> DATA SEGMENT
---+---

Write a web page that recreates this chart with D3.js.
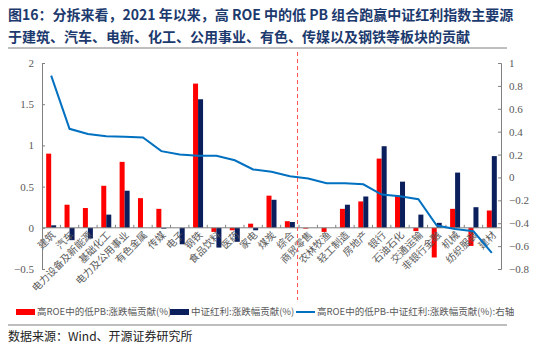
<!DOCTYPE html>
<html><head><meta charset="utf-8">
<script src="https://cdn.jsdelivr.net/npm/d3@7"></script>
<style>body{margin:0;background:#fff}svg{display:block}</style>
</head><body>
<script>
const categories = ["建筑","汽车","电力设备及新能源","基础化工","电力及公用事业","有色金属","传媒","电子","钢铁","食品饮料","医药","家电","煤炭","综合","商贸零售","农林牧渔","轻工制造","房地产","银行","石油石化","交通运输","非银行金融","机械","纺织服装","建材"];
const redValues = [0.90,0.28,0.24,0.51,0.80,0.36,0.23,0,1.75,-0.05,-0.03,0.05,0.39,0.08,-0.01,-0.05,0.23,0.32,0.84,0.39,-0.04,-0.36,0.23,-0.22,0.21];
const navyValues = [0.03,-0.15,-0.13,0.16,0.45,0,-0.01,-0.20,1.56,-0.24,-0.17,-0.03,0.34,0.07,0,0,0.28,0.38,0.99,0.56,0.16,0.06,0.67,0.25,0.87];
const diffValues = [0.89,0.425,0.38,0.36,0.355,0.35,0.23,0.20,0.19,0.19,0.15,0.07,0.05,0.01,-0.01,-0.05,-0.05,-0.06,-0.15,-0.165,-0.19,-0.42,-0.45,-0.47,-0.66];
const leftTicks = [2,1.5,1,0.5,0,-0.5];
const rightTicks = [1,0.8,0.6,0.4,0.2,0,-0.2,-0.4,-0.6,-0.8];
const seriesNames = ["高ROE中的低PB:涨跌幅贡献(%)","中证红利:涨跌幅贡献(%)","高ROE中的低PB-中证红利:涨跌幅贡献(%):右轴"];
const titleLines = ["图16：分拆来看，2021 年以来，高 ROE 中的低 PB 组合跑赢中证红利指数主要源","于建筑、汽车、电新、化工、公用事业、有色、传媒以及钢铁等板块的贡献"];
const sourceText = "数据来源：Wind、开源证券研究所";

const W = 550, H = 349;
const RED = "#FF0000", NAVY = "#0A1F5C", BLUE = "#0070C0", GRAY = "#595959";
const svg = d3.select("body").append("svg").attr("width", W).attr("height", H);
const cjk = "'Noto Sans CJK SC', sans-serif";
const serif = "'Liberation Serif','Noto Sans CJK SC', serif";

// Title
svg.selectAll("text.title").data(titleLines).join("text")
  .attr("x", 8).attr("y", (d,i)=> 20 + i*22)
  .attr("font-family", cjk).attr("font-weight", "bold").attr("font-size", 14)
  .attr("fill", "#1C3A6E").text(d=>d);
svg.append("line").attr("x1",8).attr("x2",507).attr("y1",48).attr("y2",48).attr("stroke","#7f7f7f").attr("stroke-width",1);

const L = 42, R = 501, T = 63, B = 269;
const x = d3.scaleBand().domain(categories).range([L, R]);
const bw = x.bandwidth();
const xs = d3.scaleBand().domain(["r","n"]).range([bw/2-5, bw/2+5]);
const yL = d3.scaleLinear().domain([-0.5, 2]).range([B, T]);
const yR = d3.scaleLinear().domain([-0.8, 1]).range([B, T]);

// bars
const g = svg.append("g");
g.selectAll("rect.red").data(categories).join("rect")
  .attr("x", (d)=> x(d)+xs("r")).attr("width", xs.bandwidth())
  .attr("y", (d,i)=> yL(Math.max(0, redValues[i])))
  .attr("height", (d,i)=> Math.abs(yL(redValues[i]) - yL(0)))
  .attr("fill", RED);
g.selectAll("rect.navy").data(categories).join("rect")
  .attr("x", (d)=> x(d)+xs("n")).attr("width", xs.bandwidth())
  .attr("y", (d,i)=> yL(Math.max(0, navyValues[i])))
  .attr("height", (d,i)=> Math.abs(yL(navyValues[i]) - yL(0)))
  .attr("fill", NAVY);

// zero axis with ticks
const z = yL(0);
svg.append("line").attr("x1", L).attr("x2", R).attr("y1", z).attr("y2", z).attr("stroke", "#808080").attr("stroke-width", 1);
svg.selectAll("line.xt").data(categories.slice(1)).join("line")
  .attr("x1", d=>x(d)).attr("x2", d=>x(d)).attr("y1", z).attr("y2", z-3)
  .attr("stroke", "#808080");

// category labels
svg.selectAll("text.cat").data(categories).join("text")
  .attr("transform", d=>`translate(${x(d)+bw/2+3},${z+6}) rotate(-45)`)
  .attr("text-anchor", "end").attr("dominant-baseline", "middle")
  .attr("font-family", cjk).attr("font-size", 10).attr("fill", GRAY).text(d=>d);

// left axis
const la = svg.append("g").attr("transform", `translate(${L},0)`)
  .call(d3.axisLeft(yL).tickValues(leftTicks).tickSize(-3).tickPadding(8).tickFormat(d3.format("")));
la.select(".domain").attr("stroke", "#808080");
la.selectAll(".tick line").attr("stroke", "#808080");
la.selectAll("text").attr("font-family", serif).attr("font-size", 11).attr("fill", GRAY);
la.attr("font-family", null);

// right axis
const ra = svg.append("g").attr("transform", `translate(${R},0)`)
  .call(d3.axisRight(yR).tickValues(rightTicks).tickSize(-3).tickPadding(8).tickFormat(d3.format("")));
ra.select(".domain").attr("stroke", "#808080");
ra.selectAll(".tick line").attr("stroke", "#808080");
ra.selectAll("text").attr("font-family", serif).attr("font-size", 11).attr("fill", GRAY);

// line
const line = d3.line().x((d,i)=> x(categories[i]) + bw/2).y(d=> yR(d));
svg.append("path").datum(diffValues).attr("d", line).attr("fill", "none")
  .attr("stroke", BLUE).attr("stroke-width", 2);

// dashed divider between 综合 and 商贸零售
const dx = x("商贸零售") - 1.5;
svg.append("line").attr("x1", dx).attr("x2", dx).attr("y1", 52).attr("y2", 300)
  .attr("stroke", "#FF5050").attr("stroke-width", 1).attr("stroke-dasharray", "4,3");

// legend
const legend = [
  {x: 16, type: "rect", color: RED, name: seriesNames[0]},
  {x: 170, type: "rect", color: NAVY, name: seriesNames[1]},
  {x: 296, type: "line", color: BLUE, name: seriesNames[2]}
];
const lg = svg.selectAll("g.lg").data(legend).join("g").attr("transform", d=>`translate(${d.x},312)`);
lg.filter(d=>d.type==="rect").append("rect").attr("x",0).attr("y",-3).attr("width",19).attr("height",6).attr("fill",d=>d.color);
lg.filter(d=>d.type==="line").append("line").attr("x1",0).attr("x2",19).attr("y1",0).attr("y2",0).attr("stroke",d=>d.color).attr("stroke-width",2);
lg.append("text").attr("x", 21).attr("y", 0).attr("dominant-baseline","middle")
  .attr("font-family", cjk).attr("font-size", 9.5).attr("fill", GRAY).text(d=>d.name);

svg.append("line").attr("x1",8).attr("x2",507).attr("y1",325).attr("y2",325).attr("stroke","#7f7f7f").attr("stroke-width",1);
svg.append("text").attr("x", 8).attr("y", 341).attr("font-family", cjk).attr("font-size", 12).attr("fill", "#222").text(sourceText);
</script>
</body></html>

---+---

> EXERCISE AIM
Reproduce the data word for word, excluding its pictures.

> TASK SOLUTION
Write a web page that recreates this chart with D3.js.
<!DOCTYPE html>
<html><head><meta charset="utf-8">
<script src="https://cdn.jsdelivr.net/npm/d3@7"></script>
<style>body{margin:0;background:#fff}svg{display:block}</style>
</head><body>
<script>
const categories = ["建筑","汽车","电力设备及新能源","基础化工","电力及公用事业","有色金属","传媒","电子","钢铁","食品饮料","医药","家电","煤炭","综合","商贸零售","农林牧渔","轻工制造","房地产","银行","石油石化","交通运输","非银行金融","机械","纺织服装","建材"];
const redValues = [0.90,0.28,0.24,0.51,0.80,0.36,0.23,0,1.75,-0.05,-0.03,0.05,0.39,0.08,-0.01,-0.05,0.23,0.32,0.84,0.39,-0.04,-0.36,0.23,-0.22,0.21];
const navyValues = [0.03,-0.15,-0.13,0.16,0.45,0,-0.01,-0.20,1.56,-0.24,-0.17,-0.03,0.34,0.07,0,0,0.28,0.38,0.99,0.56,0.16,0.06,0.67,0.25,0.87];
const diffValues = [0.89,0.425,0.38,0.36,0.355,0.35,0.23,0.20,0.19,0.19,0.15,0.07,0.05,0.01,-0.01,-0.05,-0.05,-0.06,-0.15,-0.165,-0.19,-0.42,-0.45,-0.47,-0.66];
const leftTicks = [2,1.5,1,0.5,0,-0.5];
const rightTicks = [1,0.8,0.6,0.4,0.2,0,-0.2,-0.4,-0.6,-0.8];
const seriesNames = ["高ROE中的低PB:涨跌幅贡献(%)","中证红利:涨跌幅贡献(%)","高ROE中的低PB-中证红利:涨跌幅贡献(%):右轴"];
const titleLines = ["图16：分拆来看，2021 年以来，高 ROE 中的低 PB 组合跑赢中证红利指数主要源","于建筑、汽车、电新、化工、公用事业、有色、传媒以及钢铁等板块的贡献"];
const sourceText = "数据来源：Wind、开源证券研究所";

const W = 550, H = 349;
const RED = "#FF0000", NAVY = "#0A1F5C", BLUE = "#0070C0", GRAY = "#595959";
const svg = d3.select("body").append("svg").attr("width", W).attr("height", H);
const cjk = "'Noto Sans CJK SC', sans-serif";
const serif = "'Liberation Serif','Noto Sans CJK SC', serif";

// Title
svg.selectAll("text.title").data(titleLines).join("text")
  .attr("x", 8).attr("y", (d,i)=> 20 + i*22)
  .attr("font-family", cjk).attr("font-weight", "bold").attr("font-size", 14)
  .attr("fill", "#1C3A6E").text(d=>d);
svg.append("line").attr("x1",8).attr("x2",507).attr("y1",48).attr("y2",48).attr("stroke","#7f7f7f").attr("stroke-width",1);

const L = 42, R = 501, T = 63, B = 269;
const x = d3.scaleBand().domain(categories).range([L, R]);
const bw = x.bandwidth();
const xs = d3.scaleBand().domain(["r","n"]).range([bw/2-5, bw/2+5]);
const yL = d3.scaleLinear().domain([-0.5, 2]).range([B, T]);
const yR = d3.scaleLinear().domain([-0.8, 1]).range([B, T]);

// bars
const g = svg.append("g");
g.selectAll("rect.red").data(categories).join("rect")
  .attr("x", (d)=> x(d)+xs("r")).attr("width", xs.bandwidth())
  .attr("y", (d,i)=> yL(Math.max(0, redValues[i])))
  .attr("height", (d,i)=> Math.abs(yL(redValues[i]) - yL(0)))
  .attr("fill", RED);
g.selectAll("rect.navy").data(categories).join("rect")
  .attr("x", (d)=> x(d)+xs("n")).attr("width", xs.bandwidth())
  .attr("y", (d,i)=> yL(Math.max(0, navyValues[i])))
  .attr("height", (d,i)=> Math.abs(yL(navyValues[i]) - yL(0)))
  .attr("fill", NAVY);

// zero axis with ticks
const z = yL(0);
svg.append("line").attr("x1", L).attr("x2", R).attr("y1", z).attr("y2", z).attr("stroke", "#808080").attr("stroke-width", 1);
svg.selectAll("line.xt").data(categories.slice(1)).join("line")
  .attr("x1", d=>x(d)).attr("x2", d=>x(d)).attr("y1", z).attr("y2", z-3)
  .attr("stroke", "#808080");

// category labels
svg.selectAll("text.cat").data(categories).join("text")
  .attr("transform", d=>`translate(${x(d)+bw/2+3},${z+6}) rotate(-45)`)
  .attr("text-anchor", "end").attr("dominant-baseline", "middle")
  .attr("font-family", cjk).attr("font-size", 10).attr("fill", GRAY).text(d=>d);

// left axis
const la = svg.append("g").attr("transform", `translate(${L},0)`)
  .call(d3.axisLeft(yL).tickValues(leftTicks).tickSize(-3).tickPadding(8).tickFormat(d3.format("")));
la.select(".domain").attr("stroke", "#808080");
la.selectAll(".tick line").attr("stroke", "#808080");
la.selectAll("text").attr("font-family", serif).attr("font-size", 11).attr("fill", GRAY);
la.attr("font-family", null);

// right axis
const ra = svg.append("g").attr("transform", `translate(${R},0)`)
  .call(d3.axisRight(yR).tickValues(rightTicks).tickSize(-3).tickPadding(8).tickFormat(d3.format("")));
ra.select(".domain").attr("stroke", "#808080");
ra.selectAll(".tick line").attr("stroke", "#808080");
ra.selectAll("text").attr("font-family", serif).attr("font-size", 11).attr("fill", GRAY);

// line
const line = d3.line().x((d,i)=> x(categories[i]) + bw/2).y(d=> yR(d));
svg.append("path").datum(diffValues).attr("d", line).attr("fill", "none")
  .attr("stroke", BLUE).attr("stroke-width", 2);

// dashed divider between 综合 and 商贸零售
const dx = x("商贸零售") - 1.5;
svg.append("line").attr("x1", dx).attr("x2", dx).attr("y1", 52).attr("y2", 300)
  .attr("stroke", "#FF5050").attr("stroke-width", 1).attr("stroke-dasharray", "4,3");

// legend
const legend = [
  {x: 16, type: "rect", color: RED, name: seriesNames[0]},
  {x: 170, type: "rect", color: NAVY, name: seriesNames[1]},
  {x: 296, type: "line", color: BLUE, name: seriesNames[2]}
];
const lg = svg.selectAll("g.lg").data(legend).join("g").attr("transform", d=>`translate(${d.x},312)`);
lg.filter(d=>d.type==="rect").append("rect").attr("x",0).attr("y",-3).attr("width",19).attr("height",6).attr("fill",d=>d.color);
lg.filter(d=>d.type==="line").append("line").attr("x1",0).attr("x2",19).attr("y1",0).attr("y2",0).attr("stroke",d=>d.color).attr("stroke-width",2);
lg.append("text").attr("x", 21).attr("y", 0).attr("dominant-baseline","middle")
  .attr("font-family", cjk).attr("font-size", 9.5).attr("fill", GRAY).text(d=>d.name);

svg.append("line").attr("x1",8).attr("x2",507).attr("y1",325).attr("y2",325).attr("stroke","#7f7f7f").attr("stroke-width",1);
svg.append("text").attr("x", 8).attr("y", 341).attr("font-family", cjk).attr("font-size", 12).attr("fill", "#222").text(sourceText);
</script>
</body></html>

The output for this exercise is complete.